Exercise task >> Extract each line of the material that follows exactly and omit its pictures.

======== Collected data

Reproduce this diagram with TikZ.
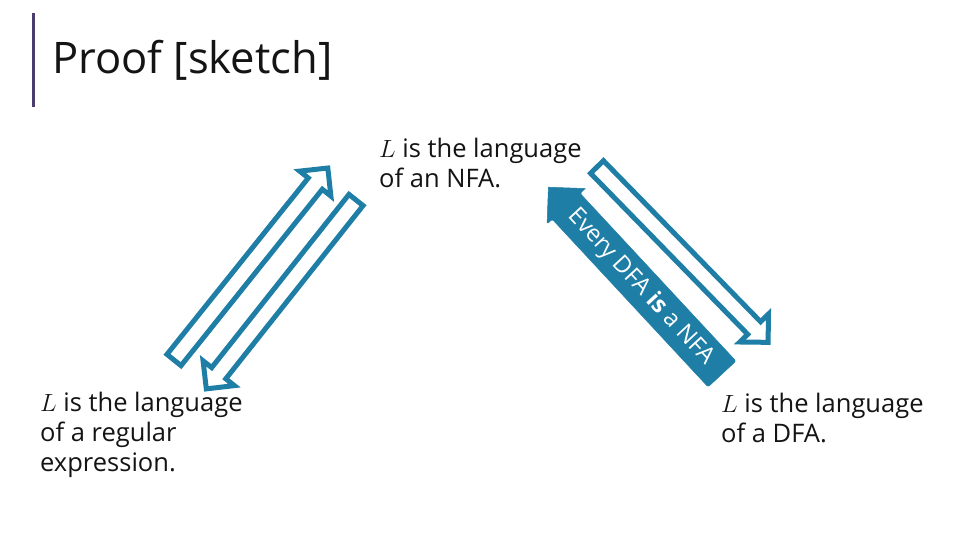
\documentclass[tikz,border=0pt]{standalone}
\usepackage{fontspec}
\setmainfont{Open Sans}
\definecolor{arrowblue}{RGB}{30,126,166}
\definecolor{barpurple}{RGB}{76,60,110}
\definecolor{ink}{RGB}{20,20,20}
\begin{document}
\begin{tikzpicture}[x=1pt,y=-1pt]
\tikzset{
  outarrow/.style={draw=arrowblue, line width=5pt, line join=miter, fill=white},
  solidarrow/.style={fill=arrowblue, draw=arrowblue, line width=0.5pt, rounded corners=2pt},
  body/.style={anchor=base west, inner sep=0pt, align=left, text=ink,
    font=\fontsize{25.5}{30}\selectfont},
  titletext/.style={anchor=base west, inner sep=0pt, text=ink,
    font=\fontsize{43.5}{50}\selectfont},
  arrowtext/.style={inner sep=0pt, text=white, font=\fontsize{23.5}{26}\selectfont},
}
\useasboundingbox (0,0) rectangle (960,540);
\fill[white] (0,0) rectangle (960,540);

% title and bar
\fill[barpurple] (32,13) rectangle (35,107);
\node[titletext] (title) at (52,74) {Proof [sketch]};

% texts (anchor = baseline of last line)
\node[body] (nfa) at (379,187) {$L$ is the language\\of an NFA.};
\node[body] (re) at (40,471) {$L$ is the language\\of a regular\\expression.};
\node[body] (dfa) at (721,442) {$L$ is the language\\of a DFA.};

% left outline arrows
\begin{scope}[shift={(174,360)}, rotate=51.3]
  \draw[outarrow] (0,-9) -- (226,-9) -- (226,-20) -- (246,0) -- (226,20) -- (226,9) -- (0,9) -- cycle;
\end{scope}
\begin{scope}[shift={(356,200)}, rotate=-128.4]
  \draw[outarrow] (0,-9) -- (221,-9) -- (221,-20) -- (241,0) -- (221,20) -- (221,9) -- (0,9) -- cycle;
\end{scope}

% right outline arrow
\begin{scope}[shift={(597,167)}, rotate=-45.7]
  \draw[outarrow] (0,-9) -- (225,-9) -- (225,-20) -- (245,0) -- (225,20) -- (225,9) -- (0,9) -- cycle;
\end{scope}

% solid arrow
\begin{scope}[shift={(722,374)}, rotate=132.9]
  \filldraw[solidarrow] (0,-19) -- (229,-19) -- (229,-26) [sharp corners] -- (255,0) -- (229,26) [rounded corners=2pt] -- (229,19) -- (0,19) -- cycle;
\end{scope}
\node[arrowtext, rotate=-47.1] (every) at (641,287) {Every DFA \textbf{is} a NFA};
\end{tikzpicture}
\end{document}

================

Output for this task >>
Reproduce this diagram with TikZ.
\documentclass[tikz,border=0pt]{standalone}
\usepackage{fontspec}
\setmainfont{Open Sans}
\definecolor{arrowblue}{RGB}{30,126,166}
\definecolor{barpurple}{RGB}{76,60,110}
\definecolor{ink}{RGB}{20,20,20}
\begin{document}
\begin{tikzpicture}[x=1pt,y=-1pt]
\tikzset{
  outarrow/.style={draw=arrowblue, line width=5pt, line join=miter, fill=white},
  solidarrow/.style={fill=arrowblue, draw=arrowblue, line width=0.5pt, rounded corners=2pt},
  body/.style={anchor=base west, inner sep=0pt, align=left, text=ink,
    font=\fontsize{25.5}{30}\selectfont},
  titletext/.style={anchor=base west, inner sep=0pt, text=ink,
    font=\fontsize{43.5}{50}\selectfont},
  arrowtext/.style={inner sep=0pt, text=white, font=\fontsize{23.5}{26}\selectfont},
}
\useasboundingbox (0,0) rectangle (960,540);
\fill[white] (0,0) rectangle (960,540);

% title and bar
\fill[barpurple] (32,13) rectangle (35,107);
\node[titletext] (title) at (52,74) {Proof [sketch]};

% texts (anchor = baseline of last line)
\node[body] (nfa) at (379,187) {$L$ is the language\\of an NFA.};
\node[body] (re) at (40,471) {$L$ is the language\\of a regular\\expression.};
\node[body] (dfa) at (721,442) {$L$ is the language\\of a DFA.};

% left outline arrows
\begin{scope}[shift={(174,360)}, rotate=51.3]
  \draw[outarrow] (0,-9) -- (226,-9) -- (226,-20) -- (246,0) -- (226,20) -- (226,9) -- (0,9) -- cycle;
\end{scope}
\begin{scope}[shift={(356,200)}, rotate=-128.4]
  \draw[outarrow] (0,-9) -- (221,-9) -- (221,-20) -- (241,0) -- (221,20) -- (221,9) -- (0,9) -- cycle;
\end{scope}

% right outline arrow
\begin{scope}[shift={(597,167)}, rotate=-45.7]
  \draw[outarrow] (0,-9) -- (225,-9) -- (225,-20) -- (245,0) -- (225,20) -- (225,9) -- (0,9) -- cycle;
\end{scope}

% solid arrow
\begin{scope}[shift={(722,374)}, rotate=132.9]
  \filldraw[solidarrow] (0,-19) -- (229,-19) -- (229,-26) [sharp corners] -- (255,0) -- (229,26) [rounded corners=2pt] -- (229,19) -- (0,19) -- cycle;
\end{scope}
\node[arrowtext, rotate=-47.1] (every) at (641,287) {Every DFA \textbf{is} a NFA};
\end{tikzpicture}
\end{document}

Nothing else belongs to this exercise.